We have consistently held that “a private citizen generally lacks standing ‘to contest the policies of the prosecuting authority when he himself is neither prosecuted nor threatened with prosecution.’ ” United States v. Grundhoefer, 916 F.2d 788, 792 (2d Cir. 1990) (quoting Linda R.S. v. Richard D., 410 U.S. 614, 619, 93 S.Ct. 1146, 35 L.Ed.2d 536 (1973) ). This principle precludes an individual from challenging an attorney disciplinary committee’s decision not to discipline his or her former attorney. In re Attorney Disciplinary Appeal, 650 F.3d 202, 204 (2d Cir. 2011). Just as crime victims “have not suffered an Article III direct injury” from a prosecutor’s decision not to pursue criminal charges against their assailants, Grundhoefer, 916 F.2d at 791 (emphasis added), a person who files a grievance with an attorney disciplinary committee suffers no direct injury from that committee’s decision not to pursue discipline. In re Attorney Disciplinary Appeal, 650 F.3d at 204; see also Doyle v. Okla. Bar Ass’n, 998 F.2d 1559, 1566–67 (10th Cir. 1993) (affirming dismissal for lack of standing because grievant could not assert any cognizable legal interest in disciplinary commission’s decision).

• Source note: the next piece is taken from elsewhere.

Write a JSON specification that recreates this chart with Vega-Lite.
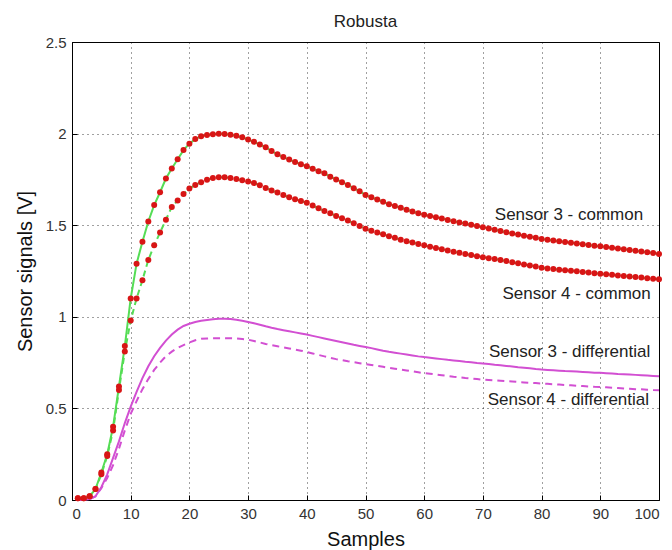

Rogers alleged that the Grievance Committee violated her constitutional rights by declining to investigate her grievance against her former attorney. But under the precedent cited above, she has not alleged an interest in the Grievance Committee’s proceedings sufficient to satisfy Article III standing. See In re Attorney Disciplinary Appeal, 650 F.3d at 204; Doyle, 998 F.2d at 1566–67.

We have reviewed Rogers’s remaining arguments and conclude that they have no merit. For the foregoing reasons, the judgment of the District Court is AFFIRMED.